After a number of years of shrinking its reinsurance underwriting book, global re/insurer Chubb is ready to expand its activities in the reinsurance space now the pricing is adequate, according to CEO Evan Greenberg.
Chubb has been pulling back on reinsurance in recent years, finding the pricing less than attractive for its Chubb Tempest Re division, particularly in catastrophe exposed regions and other shorter-tailed lines where the pressure on pricing has been greatest.
At the same time, Chubb has increasingly leaned on third-party capital to hedge its book, particularly via its ABR Re, total-return focused reinsurance entity that it partnered with Blackrock to launch and which has become an increasingly large source of protection for the company.
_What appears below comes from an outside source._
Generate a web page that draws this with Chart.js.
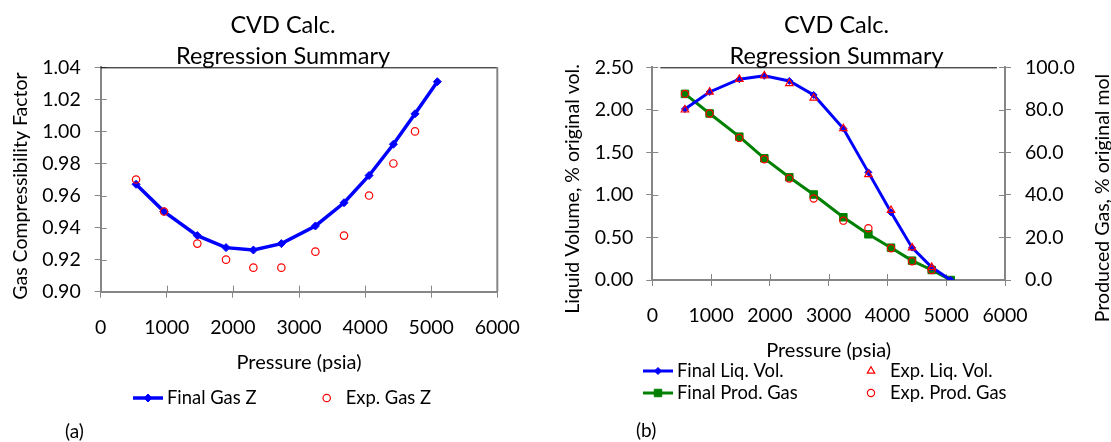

Now, though, with the reinsurance market having turned, firmed and now well on its way to hardening broadly, Chubb is increasing its appetite for underwriting reinsurance, according to its CEO.
Speaking during the re/insurers second-quarter earnings call recently, Evan Greenberg explained that, “We are more active in our reinsurance business, it is a greater growth area for Chubb now.”
Adding that, “We have, like our E&S business and particularly in London where we have been disciplined, shrunk for a number of years because we weren’t getting paid to take the risk.
“We are getting paid more adequately to take risk in a number of classes now and that is growing by the quarter.”
There’s a chance Chubb could need to buy more protection for itself as a result, or offload more risk into the third-party capitalised ABR Re, in order to manage its PML’s during the current growth opportunity it sees.
Chubb will likely utilise reinsurance capacity from whatever sources it finds most efficient, including ABR Re, which as an owned reinsurer that Chubb can earn fees back from as well, is particularly efficient and also long-term, given the lack of liquidity we understand to be available to investors in the vehicle.
Greenberg said, “We buy reinsurance fundamentally to be able to provide limits of liability beyond what we’re what we want to expose our balance sheet to. We buy it for protection of volatility where it makes sense.
“So we do it for fundamental business purposes and we buy reinsurance in a manner where we measure the risk/reward and the proper risk-adjusted pricing. That’s what we’re willing to pay for protection.”
But for now the company is focusing on the growth opportunities that the hardening of rates provides.
“We’re leaning into that. And our reinsurance business, from what we can tell today, will continue to expand as we go forward,” Greenberg stated.